** BEGIN LISTED ENTRIES **

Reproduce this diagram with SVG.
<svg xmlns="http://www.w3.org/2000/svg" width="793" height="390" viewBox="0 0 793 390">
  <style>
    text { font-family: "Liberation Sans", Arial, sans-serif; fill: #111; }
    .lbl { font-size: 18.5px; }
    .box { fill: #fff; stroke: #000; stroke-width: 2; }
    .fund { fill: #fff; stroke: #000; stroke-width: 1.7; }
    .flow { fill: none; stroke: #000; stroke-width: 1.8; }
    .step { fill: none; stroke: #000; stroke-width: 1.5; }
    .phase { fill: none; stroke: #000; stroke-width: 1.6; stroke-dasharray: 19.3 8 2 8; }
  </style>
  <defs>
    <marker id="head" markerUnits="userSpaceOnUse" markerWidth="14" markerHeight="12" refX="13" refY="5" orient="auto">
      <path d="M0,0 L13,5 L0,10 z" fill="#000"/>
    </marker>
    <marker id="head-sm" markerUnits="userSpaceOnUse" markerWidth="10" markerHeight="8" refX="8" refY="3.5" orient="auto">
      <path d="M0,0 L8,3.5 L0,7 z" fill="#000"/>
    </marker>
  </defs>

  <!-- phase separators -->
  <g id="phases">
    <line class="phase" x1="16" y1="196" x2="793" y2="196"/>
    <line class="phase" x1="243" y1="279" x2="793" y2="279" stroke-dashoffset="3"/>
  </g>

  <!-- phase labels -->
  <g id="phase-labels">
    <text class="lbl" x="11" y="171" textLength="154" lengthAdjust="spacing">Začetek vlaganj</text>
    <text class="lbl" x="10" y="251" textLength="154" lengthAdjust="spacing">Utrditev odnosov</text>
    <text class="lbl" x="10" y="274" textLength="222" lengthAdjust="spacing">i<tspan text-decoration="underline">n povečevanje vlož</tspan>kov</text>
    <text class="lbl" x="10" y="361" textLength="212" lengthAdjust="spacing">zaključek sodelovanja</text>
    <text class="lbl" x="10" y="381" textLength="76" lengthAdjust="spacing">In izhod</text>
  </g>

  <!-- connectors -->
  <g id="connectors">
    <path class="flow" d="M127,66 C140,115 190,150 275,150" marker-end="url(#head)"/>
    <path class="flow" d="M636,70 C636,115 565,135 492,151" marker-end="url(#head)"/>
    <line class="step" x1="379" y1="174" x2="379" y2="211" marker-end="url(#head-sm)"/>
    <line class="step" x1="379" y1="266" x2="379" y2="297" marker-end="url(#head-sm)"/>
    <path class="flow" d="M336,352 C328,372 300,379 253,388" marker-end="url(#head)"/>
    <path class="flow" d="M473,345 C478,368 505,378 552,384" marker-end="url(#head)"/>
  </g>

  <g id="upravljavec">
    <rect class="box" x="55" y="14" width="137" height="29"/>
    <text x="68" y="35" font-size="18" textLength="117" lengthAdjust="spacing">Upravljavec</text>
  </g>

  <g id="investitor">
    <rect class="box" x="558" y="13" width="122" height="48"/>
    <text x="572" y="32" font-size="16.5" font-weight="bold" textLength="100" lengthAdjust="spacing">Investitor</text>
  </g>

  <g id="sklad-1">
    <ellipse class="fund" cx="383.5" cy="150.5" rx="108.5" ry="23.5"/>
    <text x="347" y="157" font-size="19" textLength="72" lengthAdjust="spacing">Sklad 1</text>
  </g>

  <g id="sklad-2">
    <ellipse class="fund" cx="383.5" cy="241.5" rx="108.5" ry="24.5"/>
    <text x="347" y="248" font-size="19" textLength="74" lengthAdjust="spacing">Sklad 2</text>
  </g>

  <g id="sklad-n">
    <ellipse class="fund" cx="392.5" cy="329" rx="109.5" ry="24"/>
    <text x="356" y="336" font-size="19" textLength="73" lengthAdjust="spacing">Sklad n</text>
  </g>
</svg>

** END LISTED ENTRIES **
** BEGIN LISTED ENTRIES **

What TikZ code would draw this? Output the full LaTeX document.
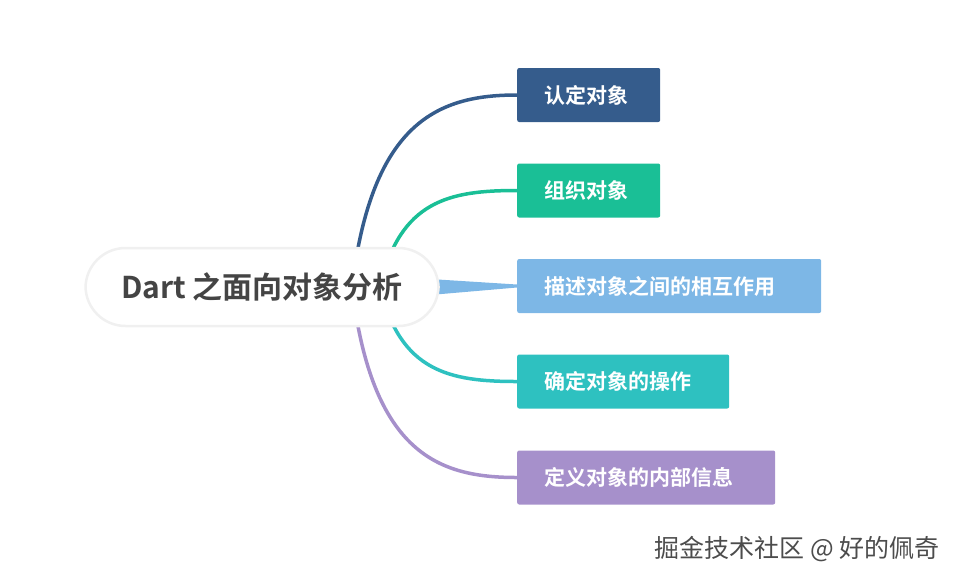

** END LISTED ENTRIES **

EXERCISE PROMPT =>
Pick out every line above that contains the word "this" and copy it.

RESULT BELOW =>
Reproduce this diagram with SVG.
What TikZ code would draw this? Output the full LaTeX document.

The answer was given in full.